Tillerson’ın Trump’ı ikna konusunda hayli zayıf olmasının doğurduğu bir sonuç da dışişleri bakanlığının yönetim süreçlerindeki rolünün Pentagon ve CIA karşısında bir hiçe inmesiydi. Aslında Amerikan Dışişleri Bakanlığı’nın bu hiçleşme süreci John Kerry döneminde başlamıştı. Tillerson’la birlikte bu güç erozyonu zirveye çıktı. Pek çok yabancı mevkidaşı, “Washington’daki etkisiz eleman” olarak gördükleri Tillerson’la görüşüp zaman kaybetmek yerine ABD’nin BM Büyükelçisi Nikki Haley gibi Trump’a daha yakın diplomatlarla görüşmeye başlamıştı. Bu nedenle Tillerson’ın görevden alındığını öğrenen dışişleri personelinin bunu büyük sevinçle karşılaması da gayet doğal.
OLUMLU YANSIYABİLİR
Pompeo’nun atanmasının dışişlerini eski şaşaalı günlerine kavuşturup kavuşturmayacağınıysa ileride göreceğiz. Dışişleri bakanı olarak eski kurumu CIA’yı da arkasına alıp Pentagon karşısında güçlenmesi halinde bunun Türkiye’yle ilişkilere olumlu yansıyacağı kanaatindeyim. Bunun sebebine gelmeden önce Pompeo’nun yerine CIA Başkanlığı’na atanarak teşkilatın tarihindeki ilk kadın lider olma fırsatını yakalayan Gina Haspel’e de değinmek istiyorum. Haspel İran, Rusya gibi dosyalara bakış açısı bakımından Pompeo’dan çok farklı bir isim değil aslında. Ancak işkence hücrelerini ve yasadışı kirli operasyonları yönetme konusundaki üstün becerisi, Haspel döneminde Amerikan karşıtı olarak tanımlanan ülkelere yönelik karanlık eylemlerin hızla artabileceğine işaret ediyor.
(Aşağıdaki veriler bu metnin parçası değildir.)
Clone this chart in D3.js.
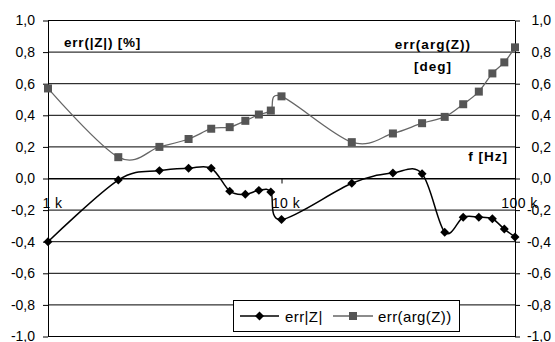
<!DOCTYPE html>
<html>
<head>
<meta charset="utf-8">
<script src="https://cdn.jsdelivr.net/npm/d3@7"></script>
<style>
  html, body { margin: 0; padding: 0; background: #fff; }
  svg { display: block; font-family: "Liberation Sans", Arial, sans-serif; }
</style>
</head>
<body>
<svg id="chart" width="555" height="342"></svg>
<script>
// ---- data ----
const freqs = [1000, 2000, 3000, 4000, 5000, 6000, 7000, 8000, 9000, 10000,
               20000, 30000, 40000, 50000, 60000, 70000, 80000, 90000, 100000];
const errZ = [-0.40, -0.01, 0.05, 0.065, 0.065, -0.08, -0.10, -0.075, -0.085, -0.26,
              -0.03, 0.035, 0.03, -0.34, -0.245, -0.245, -0.255, -0.32, -0.37];
const errArg = [0.57, 0.135, 0.20, 0.25, 0.315, 0.325, 0.365, 0.405, 0.43, 0.52,
                0.23, 0.285, 0.35, 0.39, 0.47, 0.55, 0.665, 0.735, 0.83];
const seriesNames = ["err|Z|", "err(arg(Z))"];
const yTickValues = [-1, -0.8, -0.6, -0.4, -0.2, 0, 0.2, 0.4, 0.6, 0.8, 1];
const yTickLabels = ["-1,0", "-0,8", "-0,6", "-0,4", "-0,2", "0,0", "0,2", "0,4", "0,6", "0,8", "1,0"];
const xTickValues = [1000, 10000, 100000];
const xTickLabels = ["1 k", "10 k", "100 k"];
const leftTitle = "err(|Z|) [%]";
const rightTitle = ["err(arg(Z))", "[deg]"];
const xTitle = "f [Hz]";

// ---- layout ----
const svg = d3.select("#chart");
const L = 48, R = 515, T = 20.5, B = 336.5;
const x = d3.scaleLog().domain([1000, 100000]).range([L, R]);
const y = d3.scaleLinear().domain([-1, 1]).range([B, T]);

// gridlines
svg.append("g").selectAll("line").data(yTickValues).join("line")
  .attr("x1", L).attr("x2", R)
  .attr("y1", d => y(d)).attr("y2", d => y(d))
  .attr("stroke", "#000").attr("stroke-width", 1);

// left axis
const yl = svg.append("g").attr("transform", `translate(${L},0)`)
  .call(d3.axisLeft(y).tickValues(yTickValues).tickFormat((d, i) => yTickLabels[i]).tickSize(5).tickSizeOuter(0));
yl.select(".domain").attr("stroke", "#000");
yl.selectAll("text").attr("font-size", 14).attr("fill", "#000").attr("x", -13).attr("font-family", "Liberation Sans, Arial");

// right axis
const yr = svg.append("g").attr("transform", `translate(${R},0)`)
  .call(d3.axisRight(y).tickValues(yTickValues).tickFormat((d, i) => yTickLabels[i]).tickSize(5).tickSizeOuter(0));
yr.select(".domain").attr("stroke", "#000");
yr.selectAll("text").attr("font-size", 14).attr("fill", "#000")
  .attr("text-anchor", "end").attr("x", 36).attr("font-family", "Liberation Sans, Arial");

// x axis at 0
const xa = svg.append("g").attr("transform", `translate(0,${y(0)})`)
  .call(d3.axisBottom(x).tickValues(xTickValues).tickFormat((d, i) => xTickLabels[i]).tickSize(5).tickSizeOuter(0));
xa.select(".domain").attr("stroke", "#000");
xa.selectAll("text").attr("font-size", 14).attr("fill", "#000")
  .attr("y", 29).attr("dy", 0).attr("dx", 4).attr("letter-spacing", 0.5).attr("font-family", "Liberation Sans, Arial");

// titles
svg.append("text").attr("x", 64).attr("y", 47).attr("font-size", 13.5).attr("font-weight", "bold")
  .attr("letter-spacing", 0.8).text(leftTitle);
svg.append("text").attr("x", 433).attr("y", 49).attr("font-size", 13.5).attr("font-weight", "bold")
  .attr("letter-spacing", 1).attr("text-anchor", "middle").text(rightTitle[0]);
svg.append("text").attr("x", 433).attr("y", 71).attr("font-size", 13.5).attr("font-weight", "bold")
  .attr("letter-spacing", 1).attr("text-anchor", "middle").text(rightTitle[1]);
svg.append("text").attr("x", 508).attr("y", 161).attr("font-size", 13.5).attr("font-weight", "bold")
  .attr("letter-spacing", 1).attr("text-anchor", "end").text(xTitle);

// series
const curve = d3.curveCardinal.tension(0);
const lineZ = d3.line().x((d, i) => x(freqs[i])).y(d => y(d)).curve(curve);
const argColor = "#555555";

svg.append("path").datum(errArg).attr("d", lineZ)
  .attr("fill", "none").attr("stroke", "#666").attr("stroke-width", 1.3);
svg.append("g").selectAll("rect").data(errArg).join("rect")
  .attr("x", (d, i) => x(freqs[i]) - 4).attr("y", d => y(d) - 4)
  .attr("width", 8).attr("height", 8).attr("fill", argColor);

svg.append("path").datum(errZ).attr("d", lineZ)
  .attr("fill", "none").attr("stroke", "#000").attr("stroke-width", 1.5);
svg.append("g").selectAll("path").data(errZ).join("path")
  .attr("d", d3.symbol().type(d3.symbolSquare).size(40))
  .attr("transform", (d, i) => `translate(${x(freqs[i])},${y(d)}) rotate(45)`)
  .attr("fill", "#000");

// legend
const lg = svg.append("g");
lg.append("rect").attr("x", 233.5).attr("y", 300.5).attr("width", 226).attr("height", 31)
  .attr("fill", "#fff").attr("stroke", "#000").attr("stroke-width", 1);
const ly = 316;
lg.append("line").attr("x1", 240).attr("x2", 279).attr("y1", ly).attr("y2", ly).attr("stroke", "#000").attr("stroke-width", 1.5);
lg.append("path").attr("d", d3.symbol().type(d3.symbolSquare).size(40)).attr("transform", `translate(259.5,${ly}) rotate(45)`).attr("fill", "#000");
lg.append("text").attr("x", 285).attr("y", ly + 5.5).attr("font-size", 15).attr("letter-spacing", 0.4).text(seriesNames[0]);
lg.append("line").attr("x1", 333).attr("x2", 373).attr("y1", ly).attr("y2", ly).attr("stroke", "#666").attr("stroke-width", 1.3);
lg.append("rect").attr("x", 349).attr("y", ly - 4).attr("width", 8).attr("height", 8).attr("fill", argColor);
lg.append("text").attr("x", 378).attr("y", ly + 5.5).attr("font-size", 15).attr("letter-spacing", 0.4).text(seriesNames[1]);
</script>
</body>
</html>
Belki size şaşırtıcı gelecek ama açıkçası Amerikan yönetiminin zirvesindeki bu değişimin Türkiye’ye yansıma şekli konusunda iyimserim. Her ne kadar İslamofobik bir karakterde olsa da hem ordu hem kongre hem de istihbarat tecrübesine sahip olması, Pompeo’nun Türkiye’nin ABD açısından vazgeçilmez bir müttefik olduğu gerçeğinin farkına varmasını kolaylaştıracaktır. Başkanlığını bıraktığı CIA’nın son dönemde Pentagon’a nazaran çok daha Türkiye dostu bir tavır takındığı iddiaları doğruysa, Pompeo yeni görevinde de Türkiye’ye karşı daha saygılı olacaktır muhtemelen.
Bölgedeki İran etkisini kırmak istiyorsa ABD’nin bunu Türkiye’yi karşısına alarak yapamayacağını, geçmiş tecrübelerinin de katkısıyla anlamakta pek zorlanmayacağı kanaatindeyim. Pentagon’un işbilmezliğiyle heba olmanın eşiğine getirdiği bu ilişkinin onarımı Türkiye’ye zamanında en olmadık lafları eden Pompeo’nun eliyle olursa şaşırmayın derim. Diplomasi tam da böyle bir şey zaten; ulusal çıkarları için kime, ne zaman, neyi yapmak zorunda bırakacağı hiç belli olmuyor.